Mill, Kildrum, Co. Cork
Co. Cork |
Mills
Along the Gradoge Stream in Kildrum, the earthworks of a former mill survive in a form that is easy to overlook but quietly telling once you know what you are looking at.
The most substantial surviving feature is the millrace, an earth-cut channel running roughly fifty metres parallel to the northern bank of the stream. A millrace is the engineered channel that directed water away from a natural watercourse to drive a mill wheel, and here it is separated from the stream itself by an earthen bank standing around six metres high, a substantial piece of civil engineering for a rural setting.
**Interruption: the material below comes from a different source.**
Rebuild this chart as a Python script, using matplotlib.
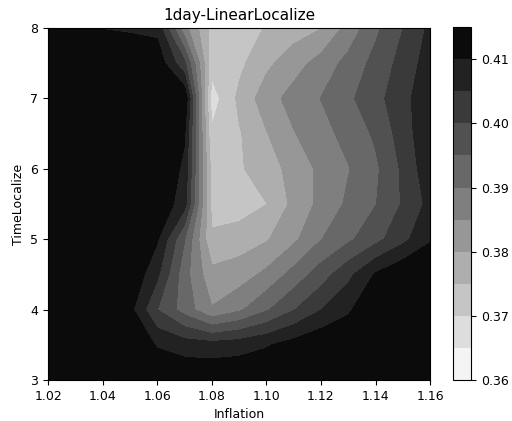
import numpy as np
import matplotlib
matplotlib.use('Agg')
import matplotlib.pyplot as plt

plt.rcParams['font.size'] = 9

# grid: inflation on x, time localization on y
inflation = [1.02, 1.03, 1.04, 1.05, 1.06, 1.07, 1.08, 1.09, 1.10, 1.11, 1.12, 1.13, 1.14, 1.15, 1.16]
time_localize = [3.0, 3.5, 4.0, 4.5, 5.0, 5.5, 6.0, 6.5, 7.0, 7.5, 8.0]

# rmse, one row per time_localize value (bottom to top)
row_30 = [0.4145, 0.4146, 0.4144, 0.4145, 0.4145, 0.4145, 0.4145, 0.4145, 0.4145, 0.4145, 0.4145, 0.4145, 0.4145, 0.4145, 0.4145]
row_35 = [0.4145, 0.4145, 0.4145, 0.4143, 0.4095, 0.4075, 0.4070, 0.4078, 0.4095, 0.4120, 0.4145, 0.4145, 0.4145, 0.4145, 0.4145]
row_40 = [0.4145, 0.4145, 0.4145, 0.4115, 0.4000, 0.3928, 0.3854, 0.3891, 0.3943, 0.3997, 0.4048, 0.4092, 0.4145, 0.4145, 0.4145]
row_45 = [0.4145, 0.4145, 0.4145, 0.4145, 0.4060, 0.3919, 0.3815, 0.3825, 0.3862, 0.3918, 0.3975, 0.4036, 0.4105, 0.4145, 0.4145]
row_50 = [0.4145, 0.4145, 0.4145, 0.4145, 0.4105, 0.3952, 0.3757, 0.3775, 0.3795, 0.3839, 0.3898, 0.3940, 0.3984, 0.4035, 0.4095]
row_55 = [0.4145, 0.4145, 0.4145, 0.4145, 0.4145, 0.4069, 0.3735, 0.3725, 0.3749, 0.3813, 0.3864, 0.3909, 0.3948, 0.4005, 0.4065]
row_60 = [0.4145, 0.4145, 0.4145, 0.4145, 0.4145, 0.4090, 0.3730, 0.3744, 0.3775, 0.3819, 0.3861, 0.3897, 0.3940, 0.4009, 0.4085]
row_65 = [0.4145, 0.4145, 0.4145, 0.4145, 0.4145, 0.4105, 0.3707, 0.3745, 0.3797, 0.3847, 0.3882, 0.3917, 0.3958, 0.4024, 0.4092]
row_70 = [0.4145, 0.4145, 0.4145, 0.4145, 0.4145, 0.4145, 0.3675, 0.3761, 0.3828, 0.3869, 0.3901, 0.3940, 0.3983, 0.4033, 0.4088]
row_75 = [0.4145, 0.4145, 0.4145, 0.4145, 0.4135, 0.4010, 0.3720, 0.3738, 0.3788, 0.3829, 0.3870, 0.3916, 0.3966, 0.4018, 0.4075]
row_80 = [0.4145, 0.4135, 0.4098, 0.4092, 0.4085, 0.3868, 0.3735, 0.3720, 0.3754, 0.3776, 0.3798, 0.3867, 0.3939, 0.3999, 0.4061]

rmse = np.array([row_30, row_35, row_40, row_45, row_50, row_55,
                 row_60, row_65, row_70, row_75, row_80])

levels = [0.360, 0.365, 0.370, 0.375, 0.380, 0.385, 0.390, 0.395, 0.400, 0.405, 0.410, 0.415]
cbar_ticks = [0.36, 0.37, 0.38, 0.39, 0.40, 0.41]

X, Y = np.meshgrid(inflation, time_localize)

fig = plt.figure(figsize=(5.12, 4.21), dpi=100)
ax = fig.add_axes([0.094, 0.0974, 0.746, 0.836])
cs = ax.contourf(X, Y, rmse, levels=levels, cmap='gray_r')
ax.set_title('1day-LinearLocalize', fontsize=11)
ax.set_xlabel('Inflation')
ax.set_ylabel('TimeLocalize')
ax.set_xticks([1.02, 1.04, 1.06, 1.08, 1.10, 1.12, 1.14, 1.16])
ax.set_xticklabels(['1.02', '1.04', '1.06', '1.08', '1.10', '1.12', '1.14', '1.16'])
ax.set_yticks([3, 4, 5, 6, 7, 8])

cax = fig.add_axes([0.885, 0.0974, 0.035, 0.838])
cb = fig.colorbar(cs, cax=cax, ticks=cbar_ticks)
cb.ax.set_yticklabels(['%.2f' % t for t in cbar_ticks])

fig.savefig('out.png', dpi=100)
The mill sits approximately two hundred metres south of an early ecclesiastical enclosure, a proximity that is unlikely to be coincidental. Mills were closely associated with monastic and early church settlements in medieval Ireland, providing the grinding capacity that communities of any size required. What survives on the ground is fragmentary but evocative. A local landowner recalled the presence of a large millstone on the southern bank of the stream, roughly six feet in diameter and a foot thick, with a central hole of the kind used to mount the stone on its spindle. That area has since been reclaimed and planted with trees, and the stone's current whereabouts are unclear. The earthworks of the millrace, however, remain visible, preserved partly by the scale of the bank that divides it from the stream.